▶ WHAT NEEDS TO BE DONE
Leave out the pictures and retype only the lines from the opening line to the line that holds "import plotly.graph_objects as go", both ends included.

▶ DATA EXCERPT
══════════════════════════════

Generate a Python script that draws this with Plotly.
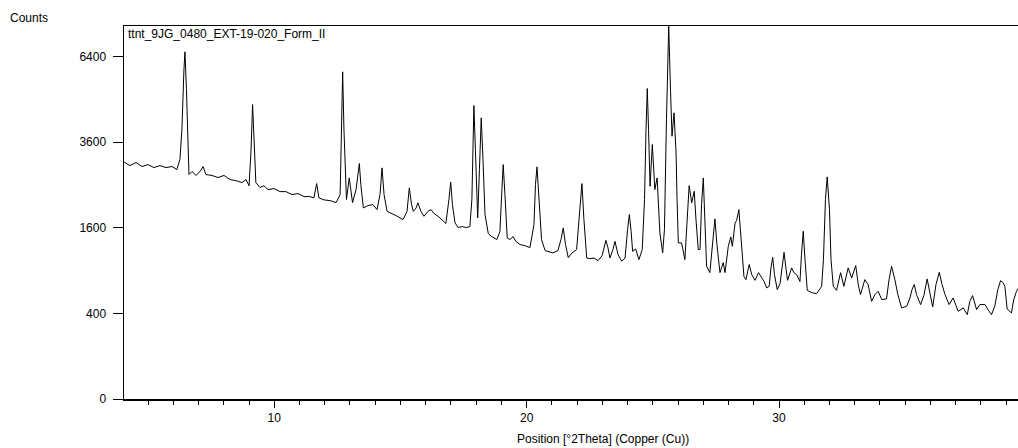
import numpy as np
import plotly.graph_objects as go

two_theta = [
    4.05, 4.28, 4.52, 4.76, 4.99, 5.23, 5.47, 5.71, 5.95, 6.14, 6.26, 6.34, 6.42, 6.46, 6.52, 6.58, 6.62,
    6.74, 6.90, 7.06, 7.18, 7.29, 7.53, 7.77, 8.01, 8.25, 8.48, 8.72, 8.88, 9.00, 9.08, 9.14, 9.22, 9.27,
    9.43, 9.59, 9.75, 9.99, 10.23, 10.46, 10.70, 10.94, 11.18, 11.41, 11.57, 11.68, 11.77, 11.97, 12.21,
    12.45, 12.61, 12.66, 12.71, 12.76, 12.86, 12.97, 13.10, 13.24, 13.37, 13.43, 13.53, 13.71, 13.91,
    14.07, 14.19, 14.27, 14.35, 14.47, 14.66, 14.86, 15.10, 15.26, 15.35, 15.44, 15.51, 15.62, 15.69,
    15.81, 15.93, 16.09, 16.21, 16.33, 16.49, 16.65, 16.80, 16.92, 16.99, 17.06, 17.16, 17.28, 17.44,
    17.60, 17.75, 17.83, 17.87, 17.91, 17.97, 18.06, 18.13, 18.20, 18.27, 18.35, 18.48, 18.62, 18.82,
    18.94, 19.02, 19.07, 19.14, 19.23, 19.34, 19.46, 19.58, 19.74, 19.93, 20.13, 20.29, 20.35, 20.41,
    20.49, 20.59, 20.73, 20.88, 21.04, 21.24, 21.36, 21.45, 21.54, 21.65, 21.80, 21.98, 22.07, 22.15,
    22.19, 22.27, 22.38, 22.51, 22.67, 22.83, 22.99, 23.14, 23.22, 23.30, 23.42, 23.50, 23.62, 23.77,
    23.90, 24.00, 24.07, 24.14, 24.20, 24.32, 24.45, 24.58, 24.67, 24.73, 24.78, 24.83, 24.89, 24.98,
    25.08, 25.17, 25.28, 25.39, 25.46, 25.54, 25.63, 25.70, 25.76, 25.84, 25.92, 25.96, 26.01, 26.14,
    26.27, 26.35, 26.44, 26.54, 26.64, 26.71, 26.80, 26.87, 26.93, 27.00, 27.07, 27.13, 27.26, 27.36,
    27.46, 27.54, 27.66, 27.79, 27.86, 27.99, 28.09, 28.15, 28.26, 28.32, 28.41, 28.47, 28.52, 28.61,
    28.69, 28.82, 28.92, 29.05, 29.19, 29.32, 29.41, 29.51, 29.61, 29.68, 29.75, 29.82, 29.93, 30.04,
    30.14, 30.20, 30.28, 30.34, 30.50, 30.59, 30.70, 30.83, 30.89, 30.96, 31.03, 31.12, 31.30, 31.49,
    31.69, 31.76, 31.84, 31.91, 32.00, 32.06, 32.15, 32.28, 32.44, 32.57, 32.74, 32.88, 33.04, 33.14,
    33.23, 33.40, 33.53, 33.67, 33.80, 33.93, 34.07, 34.26, 34.36, 34.46, 34.59, 34.71, 34.86, 35.06,
    35.19, 35.27, 35.36, 35.45, 35.61, 35.74, 35.87, 35.98, 36.09, 36.22, 36.35, 36.46, 36.58, 36.74,
    36.90, 37.10, 37.30, 37.46, 37.56, 37.67, 37.83, 37.96, 38.16, 38.28, 38.42, 38.55, 38.67, 38.78,
    38.87, 38.95, 39.04, 39.21, 39.30, 39.41, 39.46,
]
counts = [
    3060, 2971, 3049, 2946, 2996, 2921, 2971, 2921, 2946, 2870, 3127, 3960, 5918, 6573, 5223, 3393, 2747,
    2823, 2725, 2823, 2946, 2747, 2725, 2674, 2725, 2624, 2601, 2554, 2624, 2479, 3393, 4728, 3530, 2554,
    2440, 2479, 2391, 2415, 2345, 2345, 2279, 2301, 2234, 2234, 2205, 2530, 2205, 2162, 2146,
    2103, 2279, 4259, 5837, 3960, 2170, 2666, 2104, 2391, 3023, 2507, 1991, 2040, 2060,
    1955, 2279, 2913, 2279, 1920, 1875, 1825, 1756, 1920, 2430, 2060, 1920, 1991, 2097,
    1920, 1821, 1920, 1955, 1875, 1821, 1756, 1680, 2170, 2561, 2060, 1695, 1604, 1620,
    1604, 1620, 2170, 3672, 4696, 3393, 1789, 2870, 4310, 3127, 1855, 1491, 1438, 1387,
    1528, 2391, 2996, 2279, 1415, 1387, 1438, 1351, 1301, 1283, 1250, 1659, 2507, 2938,
    2170, 1387, 1201, 1185, 1164, 1201, 1387, 1596, 1301, 1090, 1164, 1218, 1659, 2279,
    2530, 1756, 1085, 1073, 1085, 1044, 1120, 1373, 1250, 1085, 1218, 1355, 1138, 1034,
    1085, 1564, 1855, 1528, 1189, 1228, 1060, 1218, 2170, 3960, 5257, 3960, 2467, 3530,
    2391, 2666, 1504, 1164, 1564, 4259, 7579, 5223, 3765, 4466, 3304, 2170, 1329, 1329,
    1060, 1659, 2482, 2097, 2354, 1756, 1218, 1218, 2060, 2666, 1659, 960, 871, 1301,
    1769, 1301, 871, 1015, 871, 1271, 1433, 1271, 1690, 1736, 1955, 1564, 1218, 821,
    777, 986, 844, 768, 871, 799, 752, 673, 692, 937, 1095, 844, 652, 725,
    1034, 1173, 913, 768, 937, 871, 844, 752, 1138, 1535, 1060, 644, 616, 605,
    692, 1060, 2170, 2690, 1955, 1060, 692, 644, 871, 692, 937, 799, 970, 714,
    594, 777, 714, 520, 594, 632, 539, 546, 777, 960, 777, 594, 452, 469,
    557, 652, 714, 594, 486, 583, 786, 594, 462, 714, 875, 714, 594, 486,
    557, 419, 452, 388, 520, 583, 436, 486, 486, 436, 388, 469, 652, 764,
    741, 692, 442, 404, 539, 632, 664,
]

y_tick_counts = [0, 400, 1600, 3600, 6400]
x_tick_labels = ["10", "20", "30"]
sample_name = "ttnt_9JG_0480_EXT-19-020_Form_II"

FONT = "Liberation Sans, Arial, sans-serif"

fig = go.Figure()
fig.add_trace(go.Scatter(
    x=two_theta,
    y=np.sqrt(np.array(counts, dtype=float)),
    mode="lines",
    line=dict(color="#000000", width=1),
    hoverinfo="skip",
    showlegend=False,
))

fig.update_layout(
    width=1018, height=448,
    margin=dict(l=124, r=0, t=26, b=49),
    paper_bgcolor="white", plot_bgcolor="white",
    font=dict(family=FONT, size=12, color="#000000"),
    xaxis=dict(
        range=[4.045, 39.47],
        tickmode="array",
        tickvals=[float(t) for t in x_tick_labels],
        ticktext=x_tick_labels,
        ticks="outside", ticklen=7, tickwidth=1, tickcolor="#000000",
        minor=dict(dtick=1, tick0=0, ticks="outside", ticklen=4, tickwidth=1, tickcolor="#000000", showgrid=False),
        showline=True, linecolor="#000000", linewidth=1.5, mirror=True,
        showgrid=False, zeroline=False,
        tickfont=dict(family=FONT, size=12, color="#000000"),
    ),
    yaxis=dict(
        range=[0, 87.1],
        tickmode="array",
        tickvals=[float(np.sqrt(v)) for v in y_tick_counts],
        ticktext=[str(v) for v in y_tick_counts],
        ticks="outside", ticklen=10, tickwidth=1, tickcolor="#000000",
        ticklabelstandoff=4,
        showline=True, linecolor="#000000", linewidth=1.5,
        showgrid=False, zeroline=False,
        tickfont=dict(family=FONT, size=12, color="#000000"),
    ),
    annotations=[
        dict(text="Counts", xref="paper", yref="paper", x=-124 / 894 + 8 / 894, y=1,
             xanchor="left", yanchor="middle", yshift=8, showarrow=False,
             font=dict(family=FONT, size=12, color="#000000")),
        dict(text=sample_name, xref="paper", yref="paper", x=0, y=1,
             xanchor="left", yanchor="top", xshift=2, yshift=1, showarrow=False,
             font=dict(family=FONT, size=12, color="#000000")),
        dict(text="Position [°2Theta] (Copper (Cu))", xref="paper", yref="paper",
             x=(602.5 - 124) / 894, y=0, xanchor="center", yanchor="middle",
             yshift=-40, showarrow=False,
             font=dict(family=FONT, size=12, color="#000000")),
    ],
)

fig.write_html(
    "out.html",
    config={"displayModeBar": False, "staticPlot": True},
    post_script="document.body.style.margin='0';document.body.style.padding='0';document.body.style.overflow='hidden';",
)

══════════════════════════════

▶ RESPONSE
Generate a Python script that draws this with Plotly.
import numpy as np
import plotly.graph_objects as go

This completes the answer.